The PDF of the speed is

\[ f_V(v) = \frac{1}{30}, \qquad 30\le v\le 60. \]

The goal is to find \(f_T(t)\).

Step 1: Determine the Range of \(T\)

The fastest speed gives the shortest time:

\[ t_{\min} = \frac{200}{60} = \frac{10}{3}. \]

The slowest speed gives the longest time:

\[ t_{\max} = \frac{200}{30} = \frac{20}{3}. \]

So

\[ \frac{10}{3} \le T \le \frac{20}{3}. \]

Step 2: Find the CDF

Start from the definition:

\[ F_T(t) = P(T\le t). \]

Substitute \(T=200/V\):

\[ F_T(t) = P\left(\frac{200}{V}\le t\right). \]

Since \(V>0\) and \(t>0\):

\[ F_T(t) = P\left(V\ge \frac{200}{t}\right). \]

For \(\frac{10}{3}\le t\le \frac{20}{3}\):

\[ F_T(t) = \int_{200/t}^{60} \frac{1}{30}\,dv = \frac{1}{30} \left(60-\frac{200}{t}\right) = 2-\frac{20}{3t}. \]

Including the full support:

\[ F_T(t) = \begin{cases} 0, & t<\frac{10}{3}, \\ 2-\frac{20}{3t}, & \frac{10}{3}\le t\le \frac{20}{3}, \\ 1, & t>\frac{20}{3}. \end{cases} \]

Step 3: Differentiate to Get the PDF

For \(\frac{10}{3}\le t\le \frac{20}{3}\):

\[ f_T(t) = \frac{d}{dt} \left(2-\frac{20}{3t}\right) = \frac{20}{3t^2}. \]

Therefore,

\[ f_T(t) = \begin{cases} \frac{20}{3t^2}, & \frac{10}{3}\le t\le \frac{20}{3}, \\ 0, & \text{otherwise}. \end{cases} \]

The density is larger near smaller times because small travel times correspond to higher speeds.
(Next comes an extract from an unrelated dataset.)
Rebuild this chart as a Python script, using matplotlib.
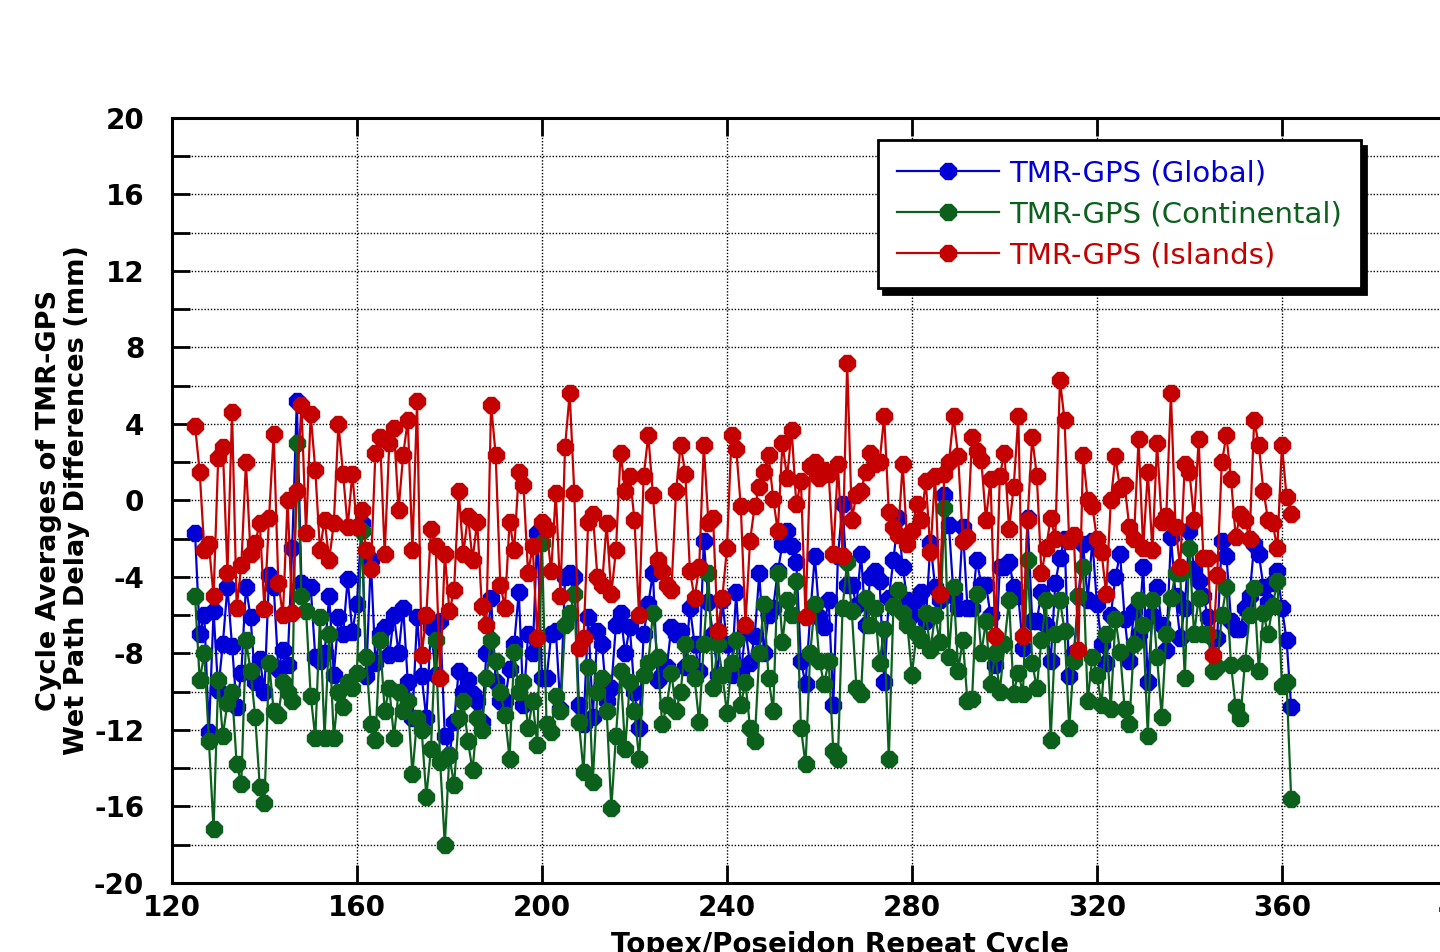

The transformation \(T=200/V\) reverses order: larger \(V\) means smaller \(T\).

PDF of \(Y=aX+b\)

A linear transformation rescales and shifts a continuous random variable.

Let

\[ Y=aX+b, \qquad a\ne 0. \]

The inverse transformation is

\[ X = \frac{Y-b}{a}. \]

The PDF of \(Y\) is

\[ f_Y(y) = \frac{1}{|a|} f_X\left(\frac{y-b}{a}\right). \]

Interpretation:

  • \(\frac{y-b}{a}\) maps the value \(y\) back to the corresponding value of \(X\).
  • \(\frac{1}{|a|}\) rescales the height so the total area under the PDF remains 1.
  • The absolute value is needed because densities are nonnegative even when the transformation reverses direction.

Geometric Intuition

A linear transformation has two effects.

  1. Multiplying by \(a\) stretches or compresses the horizontal axis. The PDF height changes by the reciprocal factor \(1/|a|\).
  2. Adding \(b\) shifts the distribution left or right without changing its shape.

For example, if \(Y=2X+5\):

\[ f_Y(y) = \frac{1}{2} f_X\left(\frac{y-5}{2}\right). \]

The center moves from 0 to 5, the width doubles, and the peak density is halved.

Deriving the CDF for \(a>0\)

For positive \(a\):

\[ F_Y(y) = P(Y\le y) = P(aX+b\le y). \]

Because \(a>0\), dividing by \(a\) does not flip the inequality:

\[ P(aX+b\le y) = P\left(X\le \frac{y-b}{a}\right). \]

Therefore,

\[ F_Y(y) = F_X\left(\frac{y-b}{a}\right). \]

Differentiate with respect to \(y\):

\[ f_Y(y) = \frac{d}{dy} F_X\left(\frac{y-b}{a}\right) = \frac{1}{a} f_X\left(\frac{y-b}{a}\right). \]

For negative \(a\), the inequality reverses in the CDF step, but the final density is handled by the absolute value:

\[ f_Y(y) = \frac{1}{|a|} f_X\left(\frac{y-b}{a}\right). \]

Normal Distribution Takeaway

If

\[ X\sim \mathcal{N}(\mu,\sigma^2), \]

then

\[ Y=aX+b \sim \mathcal{N}(a\mu+b,\ a^2\sigma^2). \]

A linear transformation changes the mean and variance, but it preserves the normal shape.